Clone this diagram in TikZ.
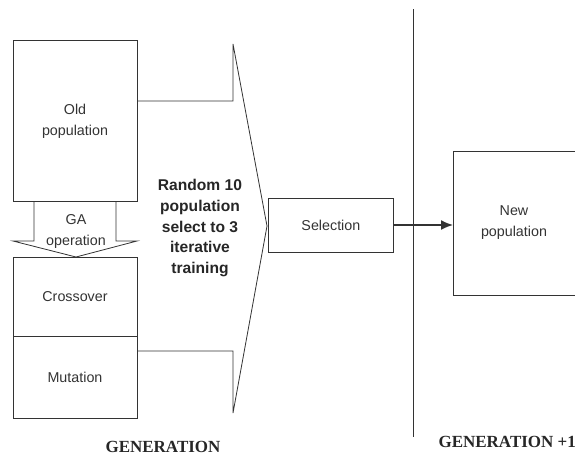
\documentclass[tikz,border=0pt]{standalone}
\usepackage{fontspec}
\setmainfont{Liberation Sans}
\newfontfamily\headfont{Liberation Serif}
\usetikzlibrary{arrows.meta}
\begin{document}
\begin{tikzpicture}[x=1pt,y=-1pt,
  line/.style={draw=black!80,line width=0.8pt},
  box/.style={line,rectangle,minimum width=124pt,inner sep=0pt},
  lbl/.style={font=\fontsize{14.3}{21}\selectfont,align=center,text=black!80},
  bold/.style={font=\fontsize{15.6}{20.7}\selectfont\bfseries,align=center,text=black!85},
  head/.style={font=\fontsize{17}{18}\headfont\bfseries,text=black!85}]
\useasboundingbox (0,0) rectangle (575,456);
\clip (0,0) rectangle (575,456);

% left column: population and operators
\node[box,minimum height=161pt,anchor=north west] (old) at (13,40) {};
\node[lbl] at (75,121) {Old\\population};
\node[box,minimum height=79pt,anchor=north west] (cross) at (13,257) {};
\node[lbl] at (75,297) {Crossover};
\node[box,minimum height=82pt,anchor=north west] (mut) at (13,336) {};
\node[lbl] at (75,377) {Mutation};

% block arrow for the GA operation
\draw[line] (34,201) -- (34,241) -- (13,241) -- (76,257) -- (137,241) -- (116,241) -- (116,201);
\node[lbl] at (76,231) {GA\\operation};

% wide arrow gathering the population into the selection
\coordinate (tip) at (267,226);
\draw[line] (old.east |- 0,101) -- (233,101) -- (233,44) -- (tip)
  -- (233,413) -- (233,351) -- (mut.east |- 0,351);
\node[bold] at (200,228) {Random 10\\population\\select to 3\\iterative\\training};

% selection and next generation
\node[box,minimum width=125pt,minimum height=54pt,anchor=west] (sel) at (268,225) {};
\node[lbl] at (sel.center) {Selection};
\node[box,minimum width=140pt,minimum height=144pt,anchor=north west] (new) at (453,151) {};
\node[lbl] at (514,223) {New\\population};
\draw[line,line width=1.6pt,-{Latex[length=12pt,width=10pt]}] (sel.east) -- (new.west |- sel.east);

% generation boundary
\coordinate (ltop) at (413,9);
\coordinate (lbot) at (413,437);
\draw[line] (ltop) -- (lbot);
\node[head] at (163,447) {GENERATION};
\node[head,anchor=west] at (435,442) {GENERATION +1};
\end{tikzpicture}
\end{document}
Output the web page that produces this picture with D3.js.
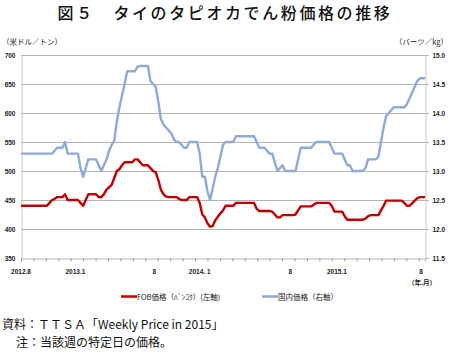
<!DOCTYPE html>
<html><head><meta charset="utf-8">
<script src="https://cdn.jsdelivr.net/npm/d3@7"></script>
<style>
html,body{margin:0;padding:0;background:#fff;}
svg{display:block;}
</style></head>
<body>
<svg id="c" width="450" height="352"></svg>
<script>
// FOB price (Bangkok), USD/ton, weekly, left axis
const fobPrice = [
 440,440,440,440,440,440,440,440,440,440,440,
 445,450,452,455,455,455,460,450,450,450,450,450,445,440,450,
 460,460,460,460,455,455,460,468,472,476,488,500,503,510,
 515,515,515,515,520,520,515,510,510,510,505,500,498,485,468,460,456,
 455,455,455,455,452,450,450,450,455,455,455,455,445,425,420,410,404,405,
 415,421,427,432,440,440,440,440,
 445,445,445,445,445,445,445,445,435,431,431,431,431,431,430,425,420,420,
 424,424,424,424,424,425,432,439,439,439,439,439,442,
 445,445,445,445,445,445,440,430,430,430,430,422,
 416,416,416,416,416,416,416,418,422,424,424,424,424,432,440,
 449,449,449,449,449,449,449,445,440,440,444,449,453,455,455,455
];
// Domestic price, baht/kg, weekly, right axis
const domesticPrice = [
 13.3,13.3,13.3,13.3,13.3,13.3,13.3,13.3,13.3,13.3,13.3,13.3,13.3,
 13.35,13.4,13.4,13.4,13.5,13.3,13.3,13.3,13.3,13.3,13.05,12.9,13.05,
 13.2,13.2,13.2,13.2,13.1,13.0,13.1,13.2,13.35,13.45,13.52,13.85,14.1,14.3,14.5,
 14.72,14.72,14.72,14.72,14.8,14.81,14.81,14.81,14.81,14.55,14.5,14.45,14.2,13.9,
 13.8,13.75,13.7,13.65,13.55,13.5,13.5,13.45,13.4,13.4,13.5,13.5,13.5,13.5,
 13.3,12.9,12.9,12.65,12.5,12.7,12.9,13.05,13.25,13.45,13.5,13.5,13.5,13.5,
 13.6,13.6,13.6,13.6,13.6,13.6,13.6,13.6,13.5,13.4,13.4,13.4,13.35,13.3,13.3,
 13.15,13.0,13.05,13.1,13.0,13.0,13.0,13.0,13.0,13.2,13.4,13.4,13.4,13.4,13.4,13.45,
 13.5,13.5,13.5,13.5,13.5,13.5,13.4,13.3,13.3,13.3,13.3,13.2,13.1,13.1,
 13.0,13.0,13.0,13.0,13.0,13.05,13.2,13.2,13.2,13.2,13.25,13.5,13.75,13.95,14.0,14.05,
 14.1,14.1,14.1,14.1,14.1,14.15,14.25,14.35,14.45,14.55,14.6,14.6,14.6
];
const leftTicks = [350,400,450,500,550,600,650,700];
const rightTicks = [11.5,12.0,12.5,13.0,13.5,14.0,14.5,15.0];
const xLabels = ["2012.8","2013.1","8","2014. 1","8","2015.1","8"];
const xLabelWeeks = [0,21,51.5,69,104,122,154.5];
const seriesNames = ["FOB価格（ﾊﾞﾝｺｸ）(左軸)","国内価格（右軸）"];
const colors = ["#c00000","#8eaad6"];

const svg = d3.select("#c");
const L = 21, R = 425, T = 55, B = 258;
const n = fobPrice.length;
const x = d3.scaleLinear().domain([0, n-1]).range([L, R]);
const yL = d3.scaleLinear().domain([350,700]).range([B, T]);
const yR = d3.scaleLinear().domain([11.5,15]).range([B, T]);

// title
svg.append("text").attr("x",225).attr("y",19).attr("text-anchor","middle")
  .attr("font-family","'Noto Sans CJK JP'").attr("font-size",16).attr("font-weight",500)
  .attr("letter-spacing",2.6).attr("fill","#111").text("図５　タイのタピオカでん粉価格の推移");

// units
svg.append("text").attr("x",2).attr("y",45).attr("font-family","'Noto Sans CJK JP'")
  .attr("font-size",7.5).attr("fill","#222").text("（米ドル／トン）");
svg.append("text").attr("x",448).attr("y",45).attr("text-anchor","end").attr("font-family","'Noto Sans CJK JP'")
  .attr("font-size",7.5).attr("fill","#222").text("（バーツ／kg）");

// gridlines
svg.append("g").selectAll("line").data(leftTicks.slice(1)).join("line")
  .attr("x1",L).attr("x2",R).attr("y1",d=>Math.round(yL(d))+0.5).attr("y2",d=>Math.round(yL(d))+0.5)
  .attr("stroke","#b4b4b4").attr("stroke-width",1);

// left axis
const gl = svg.append("g").attr("transform",`translate(${L+0.5},0)`)
  .call(d3.axisLeft(yL).tickValues(leftTicks).tickSize(0).tickPadding(6).tickFormat(d3.format("d")));
gl.select(".domain").attr("stroke","#c8c8c8");
gl.selectAll("text").attr("font-family","'Liberation Sans'").attr("font-size",6.5).attr("font-weight","bold").attr("fill","#222");

// right axis
const gr = svg.append("g").attr("transform",`translate(${R+0.5},0)`)
  .call(d3.axisRight(yR).tickValues(rightTicks).tickSize(3).tickPadding(4).tickFormat(d3.format(".1f")));
gr.select(".domain").attr("stroke","#c8c8c8");
gr.selectAll(".tick line").attr("stroke","#aaa");
gr.selectAll("text").attr("font-family","'Liberation Sans'").attr("font-size",6.5).attr("font-weight","bold").attr("fill","#222");

// bottom axis
const tickWeeks = d3.range(0, n, 4.8);
const gb = svg.append("g").attr("transform",`translate(0,${B+0.5})`)
  .call(d3.axisBottom(x).tickValues(tickWeeks).tickSize(3).tickFormat(""));
gb.select(".domain").attr("stroke","#b4b4b4");
gb.selectAll(".tick line").attr("stroke","#999");

svg.append("g").selectAll("text").data(xLabels).join("text")
  .attr("x",(d,i)=>x(xLabelWeeks[i])).attr("y",274).attr("text-anchor","middle")
  .attr("font-family","'Liberation Sans'").attr("font-size",6.5).attr("font-weight","bold").attr("fill","#222")
  .text(d=>d);
svg.append("text").attr("x",422).attr("y",285).attr("text-anchor","middle")
  .attr("font-family","'Noto Sans CJK JP'").attr("font-size",6.5).attr("font-weight","bold").attr("fill","#222").text("（年.月）");

// lines
const lineL = d3.line().x((d,i)=>x(i)).y(d=>yL(d));
const lineR = d3.line().x((d,i)=>x(i)).y(d=>yR(d));
svg.append("path").datum(domesticPrice).attr("d",lineR).attr("fill","none")
  .attr("stroke",colors[1]).attr("stroke-width",2.4).attr("stroke-linejoin","round");
svg.append("path").datum(fobPrice).attr("d",lineL).attr("fill","none")
  .attr("stroke",colors[0]).attr("stroke-width",2.4).attr("stroke-linejoin","round");

// legend
const lg = svg.append("g");
const legX = [121, 262];
seriesNames.forEach((s,i)=>{
  lg.append("line").attr("x1",legX[i]).attr("x2",legX[i]+16).attr("y1",296.5).attr("y2",296.5)
    .attr("stroke",colors[i]).attr("stroke-width",2.5);
  lg.append("text").attr("x",legX[i]+16).attr("y",299.5).attr("font-family","'Noto Sans CJK JP'")
    .attr("font-size",7.5).attr("fill","#222").text(s);
});

// notes
svg.append("text").attr("x",2).attr("y",329).attr("font-family","'Noto Sans CJK JP'")
  .attr("font-size",12).attr("fill","#111").text("資料：ＴＴＳＡ「Weekly Price in 2015」");
svg.append("text").attr("x",16).attr("y",347).attr("font-family","'Noto Sans CJK JP'")
  .attr("font-size",12).attr("fill","#111").text("注：当該週の特定日の価格。");
</script>
</body></html>
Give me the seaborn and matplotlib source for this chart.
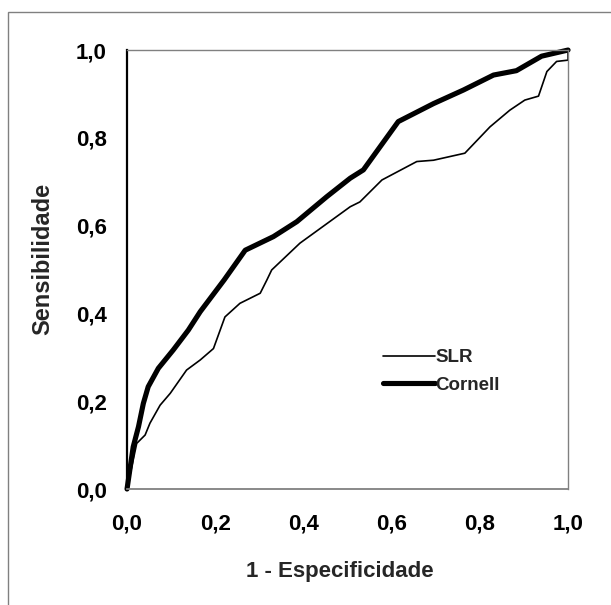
import matplotlib
matplotlib.use("Agg")
import matplotlib.pyplot as plt
import pandas as pd
import seaborn as sns
from matplotlib.patches import Rectangle

# Curvas ROC
cornell_x = [0, 0.014, 0.026, 0.037, 0.048, 0.071, 0.105, 0.139, 0.166, 0.22, 0.268, 0.332,
             0.385, 0.453, 0.506, 0.536, 0.615, 0.695, 0.763, 0.831, 0.883, 0.94, 1.0]
cornell_y = [0, 0.096, 0.142, 0.195, 0.233, 0.275, 0.317, 0.362, 0.404, 0.476, 0.544, 0.575,
             0.609, 0.666, 0.708, 0.727, 0.837, 0.878, 0.909, 0.943, 0.953, 0.986, 1.0]

slr_x = [0, 0.022, 0.041, 0.052, 0.075, 0.098, 0.135, 0.166, 0.196, 0.222, 0.256, 0.302, 0.317,
         0.328, 0.392, 0.506, 0.528, 0.578, 0.657, 0.695, 0.766, 0.823, 0.868, 0.902, 0.933,
         0.952, 0.974, 1.0, 1.0]
slr_y = [0, 0.104, 0.123, 0.150, 0.191, 0.218, 0.271, 0.294, 0.320, 0.392, 0.423, 0.446, 0.476,
         0.499, 0.560, 0.643, 0.654, 0.704, 0.746, 0.749, 0.765, 0.825, 0.863, 0.886, 0.895,
         0.951, 0.974, 0.977, 1.0]

tick_values = [0.0, 0.2, 0.4, 0.6, 0.8, 1.0]
tick_labels = ["0,0", "0,2", "0,4", "0,6", "0,8", "1,0"]

slr_df = pd.DataFrame({"fpr": slr_x, "tpr": slr_y})
cornell_df = pd.DataFrame({"fpr": cornell_x, "tpr": cornell_y})

sns.set_style("white")
plt.rcParams["font.family"] = ["Liberation Sans", "DejaVu Sans"]
plt.rcParams["font.weight"] = "bold"

fig = plt.figure(figsize=(6.11, 6.05), dpi=100)
ax = fig.add_axes([0.2079, 0.1917, 0.7218, 0.7256])

# Marco exterior
fig.add_artist(Rectangle((0.0131, -0.02), 1.05, 0.9802 + 0.02, transform=fig.transFigure,
                         fill=False, edgecolor="#808080", linewidth=1.0))

sns.lineplot(data=slr_df, x="fpr", y="tpr", ax=ax, color="black", linewidth=1.2,
             estimator=None, sort=False, label="SLR", clip_on=False)
sns.lineplot(data=cornell_df, x="fpr", y="tpr", ax=ax, color="black", linewidth=3.7,
             estimator=None, sort=False, label="Cornell", clip_on=False,
             solid_capstyle="round")

ax.set_xlim(0, 1)
ax.set_ylim(0, 1)
ax.set_xticks(tick_values)
ax.set_yticks(tick_values)
ax.set_xticklabels(tick_labels)
ax.set_yticklabels(tick_labels)
ax.tick_params(axis="both", direction="out", length=14, width=1.5, color="black",
               labelsize=16, labelcolor="black")
ax.tick_params(axis="y", pad=0.5)
ax.tick_params(axis="x", pad=3.5)
for lab in ax.get_xticklabels() + ax.get_yticklabels():
    lab.set_fontweight("bold")

for side in ["top", "right", "bottom"]:
    ax.spines[side].set_color("#808080")
    ax.spines[side].set_linewidth(1.0)
ax.spines["bottom"].set_linewidth(1.3)
ax.spines["left"].set_color("black")
ax.spines["left"].set_linewidth(1.6)

ax.set_xlabel("1 - Especificidade", fontsize=16, fontweight="bold")
ax.set_ylabel("Sensibilidade", fontsize=17, fontweight="bold")
ax.xaxis.set_label_coords(0.483, -0.165)
ax.yaxis.set_label_coords(-0.165, 0.523)

ax.legend(loc="center left", bbox_to_anchor=(0.58, 0.268), frameon=False,
          handlelength=2.8, handletextpad=0.0, borderpad=0, borderaxespad=0,
          labelspacing=0.55, prop={"size": 13.5, "weight": "bold"})

plt.savefig("out.png", dpi=100)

- **TASK GOAL**
Write out the lines beginning with the one that contains "Give me the" and ending with the one that contains "0.951, 0.974, 0.977, 1.0]", exactly as given. Leave pictures out.

- **TASK SOLUTION**
Give me the seaborn and matplotlib source for this chart.
import matplotlib
matplotlib.use("Agg")
import matplotlib.pyplot as plt
import pandas as pd
import seaborn as sns
from matplotlib.patches import Rectangle

# Curvas ROC
cornell_x = [0, 0.014, 0.026, 0.037, 0.048, 0.071, 0.105, 0.139, 0.166, 0.22, 0.268, 0.332,
             0.385, 0.453, 0.506, 0.536, 0.615, 0.695, 0.763, 0.831, 0.883, 0.94, 1.0]
cornell_y = [0, 0.096, 0.142, 0.195, 0.233, 0.275, 0.317, 0.362, 0.404, 0.476, 0.544, 0.575,
             0.609, 0.666, 0.708, 0.727, 0.837, 0.878, 0.909, 0.943, 0.953, 0.986, 1.0]

slr_x = [0, 0.022, 0.041, 0.052, 0.075, 0.098, 0.135, 0.166, 0.196, 0.222, 0.256, 0.302, 0.317,
         0.328, 0.392, 0.506, 0.528, 0.578, 0.657, 0.695, 0.766, 0.823, 0.868, 0.902, 0.933,
         0.952, 0.974, 1.0, 1.0]
slr_y = [0, 0.104, 0.123, 0.150, 0.191, 0.218, 0.271, 0.294, 0.320, 0.392, 0.423, 0.446, 0.476,
         0.499, 0.560, 0.643, 0.654, 0.704, 0.746, 0.749, 0.765, 0.825, 0.863, 0.886, 0.895,
         0.951, 0.974, 0.977, 1.0]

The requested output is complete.